The brick addition would replace four smaller school buildings that date back to the 1960s. Two other buildings would be remodeled.

The existing cafeteria will provide the school with an expanded library and media center/computer lab. The building, housing kindergarten through third-grade classes, would be remodeled for administrative offices -- including those of the superintendent and secretary. It also would provide a meeting room for the school board, as well as another meeting room, handicapped accessible bathrooms and needed storage space.

School officials say the improvements are needed on a school campus where the newest building is the high school, built in 1987. The campus also needs a step up in terms of lighting, electrical and plumbing systems.
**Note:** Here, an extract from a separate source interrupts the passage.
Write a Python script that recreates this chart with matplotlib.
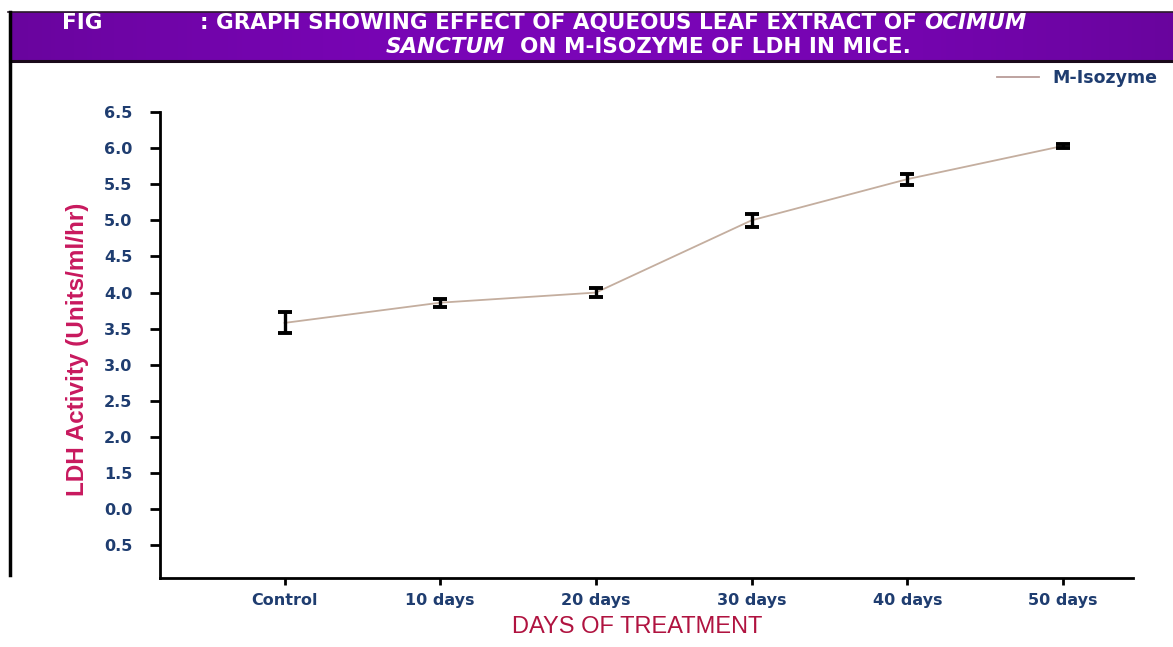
import matplotlib
matplotlib.use("Agg")
import matplotlib.pyplot as plt
import numpy as np
from matplotlib.lines import Line2D
from matplotlib.text import Annotation

# ---- data ----
categories = ["Control", "10 days", "20 days", "30 days", "40 days", "50 days"]
m_isozyme = [3.58, 3.86, 4.00, 5.00, 5.57, 6.03]
m_err = [0.145, 0.055, 0.06, 0.09, 0.075, 0.03]
ytick_values = [0.5, 1.0, 1.5, 2.0, 2.5, 3.0, 3.5, 4.0, 4.5, 5.0, 5.5, 6.0, 6.5]
ytick_labels = ["0.5", "0.0", "1.5", "2.0", "2.5", "3.0", "3.5", "4.0", "4.5", "5.0", "5.5", "6.0", "6.5"]
series_name = "M-Isozyme"

W, H = 1173, 647
fig = plt.figure(figsize=(W / 100, H / 100), dpi=100)
fig.patch.set_facecolor("white")

def fx(px):
    return px / W

def fy(py):
    return 1 - py / H

# ---- title band ----
band = fig.add_axes([fx(10), fy(61), 1 - fx(10), fy(12) - fy(61)])
grad = np.linspace(0, 1, 256)
prof = 0.86 + 0.14 * np.sin(np.pi * grad)
r = 0.48 * prof
g = 0.02 * prof
b = 0.72 * prof
img = np.dstack([np.tile(c, (8, 1)) for c in (r, g, b)])
band.imshow(img, aspect="auto", extent=[0, 1, 0, 1])
band.set_xlim(0, 1)
band.set_ylim(0, 1)
band.set_axis_off()

# borders
fig.add_artist(Line2D([fx(8), 1], [fy(12), fy(12)], color="#2a1a2a", lw=1.2))
fig.add_artist(Line2D([fx(10), 1], [fy(61), fy(61)], color="#1a0a1a", lw=2.2))
fig.add_artist(Line2D([fx(10), fx(10)], [fy(12), fy(575)], color="black", lw=2.5))

tfont = dict(family="DejaVu Sans", weight="bold", color="white", fontsize=15.5)
fig.text(fx(62), fy(23), "FIG", va="center", ha="left", **tfont)
t1 = fig.text(fx(200), fy(23), ": GRAPH SHOWING EFFECT OF AQUEOUS LEAF EXTRACT OF ",
              va="center", ha="left", **tfont)
a1 = Annotation("OCIMUM", xy=(1, 0), xycoords=t1, ha="left", va="bottom",
                style="italic", **tfont)
fig.add_artist(a1)
t2 = fig.text(fx(386), fy(47), "SANCTUM", va="center", ha="left", style="italic", **tfont)
a2 = Annotation("  ON M-ISOZYME OF LDH IN MICE.", xy=(1, 0), xycoords=t2,
                ha="left", va="bottom", **tfont)
fig.add_artist(a2)

# ---- main axes ----
ax = fig.add_axes([fx(160), fy(578), fx(1133) - fx(160), fy(112) - fy(578)])
x = np.arange(len(categories))
ax.plot(x, m_isozyme, color="#c4ae9f", lw=1.3, label=series_name, zorder=2)
ax.errorbar(x, m_isozyme, yerr=m_err, fmt="none", ecolor="black", elinewidth=2.4,
            capsize=5.2, capthick=2.8, zorder=3)

ax.set_xlim(-0.80, 5.45)
ax.set_ylim(0.048, 6.5)
ax.set_xticks(x)
ax.set_xticklabels(categories)
ax.set_yticks(ytick_values)
ax.set_yticklabels(ytick_labels)

for s in ("top", "right"):
    ax.spines[s].set_visible(False)
for s in ("left", "bottom"):
    ax.spines[s].set_linewidth(2.0)
    ax.spines[s].set_color("black")

ax.tick_params(axis="y", direction="out", length=7, width=2, pad=13,
               labelsize=11.5, labelcolor="#1f3d70")
ax.tick_params(axis="x", direction="out", length=5, width=2, pad=6,
               labelsize=11.5, labelcolor="#1f3d70")
for lab in ax.get_xticklabels() + ax.get_yticklabels():
    lab.set_fontweight("bold")
    lab.set_family("DejaVu Sans")

ax.set_ylabel("LDH Activity (Units/ml/hr)", color="#c8195e", fontsize=17.5,
              family="Liberation Sans", weight="bold", va="center")
ax.yaxis.set_label_coords(-0.085, 0.49)
ax.set_xlabel("DAYS OF TREATMENT", color="#b01340", fontsize=17,
              family="Liberation Sans", va="center")
ax.xaxis.set_label_coords(0.49, -0.105)

leg = fig.legend(loc="upper right", bbox_to_anchor=(fx(1170), fy(57)), frameon=False,
                 handlelength=2.4, handletextpad=0.8, borderpad=0.2,
                 prop=dict(family="DejaVu Sans", weight="bold", size=12.5))
for t in leg.get_texts():
    t.set_color("#1f3d70")
for h in leg.legend_handles:
    h.set_color("#b99c98")

fig.savefig("out.png", dpi=100)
The electrical system in the current junior high school can barely power all the lights and computers.

A circular kiln stands in the corner of the art room -- which serves students in all of the grades. But art teacher Jeff Pind usually fires up the kiln at night to avoid overloading the electrical circuit.

Pind said he's fired up the kiln during the school day on occasion. "I've done it, but it's blown the fuses," he said.

The new building would eliminate that problem, officials said.

Construction and remodeling will cost an estimated $3.5 million. In addition to the bond issue, the school district would use $1 million over 10 years from surplus funds to pay off a $1 million loan.

While the bond issue is for $2.5 million, $500,000 of that amount will be provided in the form of an interest-free loan from the state that will be paid off over the next 15 years.

The rest of the bond issue would be financed over 20 years, school officials said.

The tax rate would remain at $3.50. Wood said 18 cents of that levy is earmarked to pay off bonds used to construct the high school. Those bonds are scheduled to be paid off in March 2007.

Approval of the new bond issue on Tuesday would extend that 18 cents of the tax rate for another 20 years, Wood said.